Temperature Variation Aware Energy Optimization in Heterogeneous MPSoCs

Thermal effects are rapidly gaining importance in nanometer heterogeneous integrated systems. Increased power density, coupled with spatio-temporal variability of chip workload, cause lateral and vertical temperature non-uniformities (variations) in the chip structure. The assumption of an uniform temperature for a large circuit leads to inaccurate determination of key design parameters. To improve design quality, we need precise estimation of temperature at detailed spatial resolution which is very computationally intensive. Consequently, thermal analysis of the designs needs to be done at multiple levels of granularity. To further investigate the flow of chip/package thermal analysis we exploit the Intel Single Chip Cloud Computer (SCC) and propose a methodology for calibration of SCC on-die temperature sensors. We also develop an infrastructure for online monitoring of SCC temperature sensor readings and SCC power consumption.
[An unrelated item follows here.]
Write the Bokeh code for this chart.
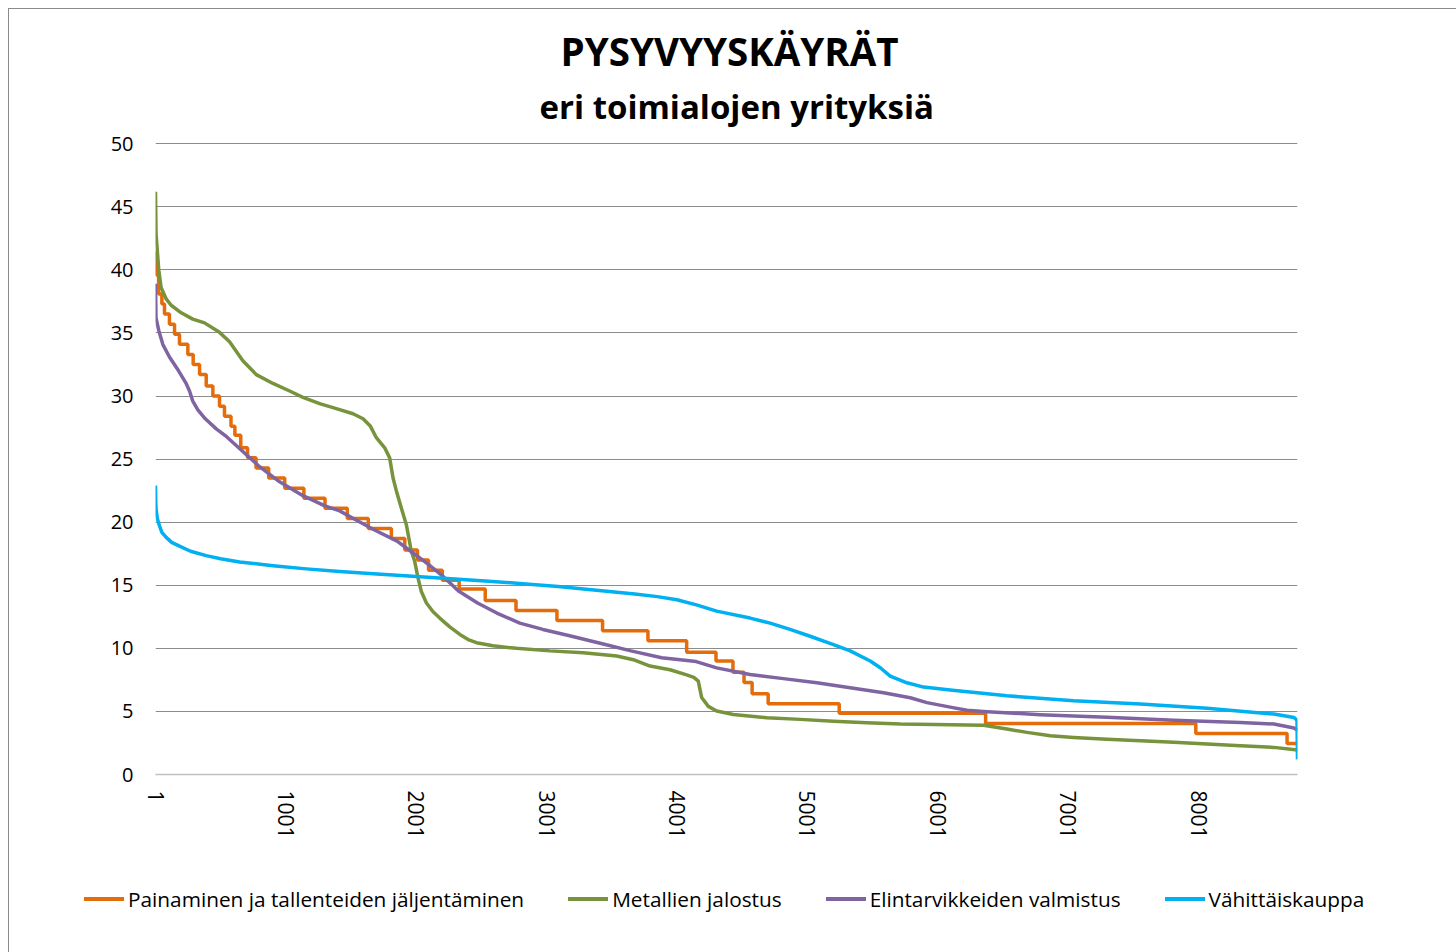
from bokeh.plotting import figure
from bokeh.layouts import column
from bokeh.models import Range1d, FixedTicker, SingleIntervalTicker, Title, Div
from bokeh.embed import file_html
from bokeh.resources import INLINE

TITLE = "PYSYVYYSKÄYRÄT"
SUBTITLE = "eri toimialojen yrityksiä"
SERIES_NAMES = ["Painaminen ja tallenteiden jäljentäminen", "Metallien jalostus",
                "Elintarvikkeiden valmistus", "Vähittäiskauppa"]
X_TICKS = [1, 1001, 2001, 3001, 4001, 5001, 6001, 7001, 8001]
X_TICK_LABELS = ["1", "1001", "2001", "3001", "4001", "5001", "6001", "7001", "8001"]
Y_TICK_STEP = 5

# Painaminen ja tallenteiden jäljentäminen (step series: start hour of each level)
print_x = [1, 8, 25, 50, 70, 108, 147, 185, 249, 290, 339, 390, 441, 492, 530, 580, 610, 655,
           707, 772, 869, 992, 1139, 1301, 1472, 1633, 1810, 1913, 2010, 2095, 2201, 2330,
           2530, 2766, 3080, 3430, 3778, 4075, 4300, 4430, 4515, 4577, 4700, 5245, 6368,
           7980, 8680, 8760]
print_y = [41.4, 39.6, 38.1, 37.3, 36.5, 35.7, 34.9, 34.1, 33.3, 32.5, 31.7, 30.8, 30.0, 29.2,
           28.4, 27.6, 26.9, 25.9, 25.1, 24.3, 23.5, 22.7, 21.9, 21.1, 20.3, 19.5, 18.7, 17.8,
           17.0, 16.2, 15.4, 14.7, 13.8, 13.0, 12.2, 11.4, 10.6, 9.7, 9.0, 8.1, 7.3, 6.4, 5.6,
           4.85, 4.05, 3.25, 2.45, 2.45]

# Metallien jalostus
metal_x = [1, 5, 26, 44, 83, 121, 198, 287, 377, 492, 569, 671, 774, 902, 1030, 1132, 1260,
           1388, 1516, 1593, 1650, 1695, 1759, 1797, 1823, 1848, 1887, 1925, 1963, 1989, 2014,
           2040, 2079, 2130, 2181, 2258, 2335, 2399, 2463, 2589, 2770, 3026, 3282, 3538, 3666,
           3794, 3947, 4075, 4130, 4164, 4190, 4241, 4305, 4433, 4689, 4945, 5201, 5457, 5713,
           5970, 6352, 6531, 6685, 6864, 7043, 7299, 7555, 7811, 8067, 8323, 8579, 8760]
metal_y = [46.2, 42.9, 40.0, 38.6, 37.7, 37.2, 36.6, 36.1, 35.8, 35.05, 34.3, 32.8, 31.7, 31.0,
           30.4, 29.9, 29.4, 29.0, 28.6, 28.2, 27.6, 26.7, 25.9, 25.1, 23.5, 22.5, 21.1, 19.8,
           17.7, 16.9, 15.6, 14.5, 13.6, 12.9, 12.4, 11.7, 11.1, 10.7, 10.45, 10.2, 10.0, 9.8,
           9.66, 9.4, 9.1, 8.6, 8.3, 7.9, 7.7, 7.4, 6.1, 5.4, 5.03, 4.76, 4.5, 4.37, 4.23, 4.1,
           4.0, 3.97, 3.9, 3.6, 3.34, 3.07, 2.94, 2.8, 2.68, 2.55, 2.41, 2.28, 2.15, 1.94]

# Elintarvikkeiden valmistus
food_x = [1, 5, 26, 57, 108, 178, 236, 262, 287, 326, 383, 467, 544, 671, 799, 953, 1132, 1300,
          1414, 1501, 1677, 1854, 1972, 2089, 2207, 2325, 2471, 2619, 2795, 2972, 3177, 3412,
          3648, 3883, 4148, 4305, 4561, 4817, 5073, 5329, 5585, 5790, 5918, 6096, 6225, 6352,
          6787, 7299, 7811, 8323, 8579, 8733, 8760]
food_y = [38.9, 36.2, 35.2, 34.1, 33.1, 32.0, 31.0, 30.4, 29.6, 28.9, 28.2, 27.4, 26.8, 25.6,
          24.4, 23.2, 22.1, 21.3, 20.9, 20.4, 19.4, 18.5, 17.6, 16.7, 15.7, 14.55, 13.6, 12.8,
          12.0, 11.5, 11.0, 10.4, 9.8, 9.26, 8.95, 8.45, 7.93, 7.6, 7.27, 6.87, 6.48, 6.08, 5.7,
          5.34, 5.1, 5.0, 4.74, 4.53, 4.31, 4.13, 4.0, 3.68, 3.5]

# Vähittäiskauppa
retail_x = [1, 3, 6, 15, 32, 50, 83, 125, 185, 270, 390, 500, 646, 902, 1158, 1414, 1700, 1913,
            2207, 2501, 2795, 3089, 3383, 3677, 3850, 4000, 4150, 4305, 4561, 4715, 4868, 5022,
            5201, 5329, 5483, 5560, 5636, 5764, 5892, 6096, 6531, 7043, 7555, 8067, 8579, 8733,
            8756, 8760]
retail_y = [22.9, 21.6, 21.0, 20.3, 19.7, 19.2, 18.8, 18.4, 18.1, 17.7, 17.35, 17.1, 16.85,
            16.55, 16.3, 16.1, 15.9, 15.75, 15.55, 15.35, 15.15, 14.9, 14.6, 14.3, 14.1, 13.85,
            13.45, 12.95, 12.4, 12.0, 11.5, 10.96, 10.3, 9.8, 9.0, 8.46, 7.8, 7.27, 6.93, 6.7,
            6.24, 5.84, 5.58, 5.25, 4.79, 4.52, 4.3, 1.2]

COLORS = ["#E46C0A", "#77933C", "#8064A2", "#00B0F0"]
FONT = "Open Sans"
LW = 3.5
BORDER = "1px solid #8a8a8a"

W, H1, H2 = 1447, 851, 92
p = figure(width=W, height=H1, output_backend="svg", toolbar_location=None, title=None,
           x_range=Range1d(1, 8760), y_range=Range1d(0, 50.1),
           min_border_left=146, min_border_right=W - 1288,
           min_border_top=133, min_border_bottom=H1 - 765)
p.outline_line_color = None
p.background_fill_color = "white"
p.border_fill_color = "white"

p.xgrid.visible = False
p.ygrid.ticker = SingleIntervalTicker(interval=Y_TICK_STEP, num_minor_ticks=0)
p.ygrid.grid_line_color = "#8c8c8c"
p.ygrid.grid_line_width = 1

xa = p.xaxis[0]
xa.ticker = FixedTicker(ticks=X_TICKS)
xa.major_label_overrides = dict(zip(X_TICKS, X_TICK_LABELS))
xa.major_label_orientation = "vertical"
xa.major_tick_line_color = None
xa.minor_tick_line_color = None
xa.major_tick_out = 0
xa.major_tick_in = 0
xa.axis_line_color = "#c0c0c0"
xa.axis_line_width = 1.5
xa.major_label_standoff = 16
xa.major_label_text_font = FONT
xa.major_label_text_font_size = "21px"
xa.major_label_text_color = "#000000"

ya = p.yaxis[0]
ya.ticker = SingleIntervalTicker(interval=Y_TICK_STEP, num_minor_ticks=0)
ya.axis_line_color = None
ya.major_tick_line_color = None
ya.minor_tick_line_color = None
ya.major_tick_out = 0
ya.major_tick_in = 0
ya.major_label_standoff = 22
ya.major_label_text_font = FONT
ya.major_label_text_font_size = "20px"
ya.major_label_text_color = "#000000"

p.step(print_x, print_y, mode="after", line_color=COLORS[0], line_width=LW)
p.line(metal_x, metal_y, line_color=COLORS[1], line_width=LW, line_join="round")
p.line(food_x, food_y, line_color=COLORS[2], line_width=LW, line_join="round")
p.line(retail_x, retail_y, line_color=COLORS[3], line_width=LW, line_join="round")

p.add_layout(Title(text=SUBTITLE, align="left", offset=384, standoff=27, text_font=FONT,
                   text_font_style="bold", text_font_size="33px", text_color="#000000"), "above")
p.add_layout(Title(text=TITLE, align="left", offset=405, standoff=-16, text_font=FONT,
                   text_font_style="bold", text_font_size="38.5px", text_color="#000000"), "above")

# legend strip below the chart (wider than the plotting area, as in the original)
items_html = "".join(
    f'<span style="display:inline-flex;align-items:center;margin-right:44px;">'
    f'<span style="display:inline-block;width:40px;height:{LW}px;background:{c};"></span>'
    f'<span style="margin-left:4px;">{n}</span></span>'
    for n, c in zip(SERIES_NAMES, COLORS))
legend_html = (f'<div style="position:absolute;left:70px;top:20px;height:28px;display:flex;'
               f'align-items:center;white-space:nowrap;font-family:\'{FONT}\';font-size:20.8px;'
               f'color:#000000;line-height:28px;">{items_html}</div>')
lg = Div(text=legend_html, width=W, height=H2,
         styles={"position": "relative", "background": "white"})

layout = column(p, lg, spacing=0)
layout.styles = {"margin-left": "8px", "margin-top": "8px",
                 "border-left": BORDER, "border-top": BORDER}

open("out.html", "w").write(file_html(layout, INLINE))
Having the thermal simulation tool in hand, we propose MiMAPT, an approach for analyzing delay, power and temperature in digital integrated circuits. MiMAPT integrates seamlessly into industrial Front-end and Back-end chip design flows. It accounts for temperature non-uniformities and self-heating while performing analysis. Furthermore, we extend the temperature variation aware analysis of designs to 3D MPSoCs with Wide-I/O DRAM. We improve the DRAM refresh power by considering the lateral and vertical temperature variations in the 3D structure and adapting the per-DRAM-bank refresh period accordingly. We develop an advanced virtual platform which models the performance, power, and thermal behavior of a 3D-integrated MPSoC with Wide-I/O DRAMs in detail. Moving towards real-world multi-core heterogeneous SoC designs, a reconfigurable heterogeneous platform (ZYNQ) is exploited to further study the performance and energy efficiency of various CPU-accelerator data sharing methods in heterogeneous hardware architectures. A complete hardware accelerator featuring clusters of OpenRISC CPUs, with dynamic address remapping capability is built and verified on a real hardware.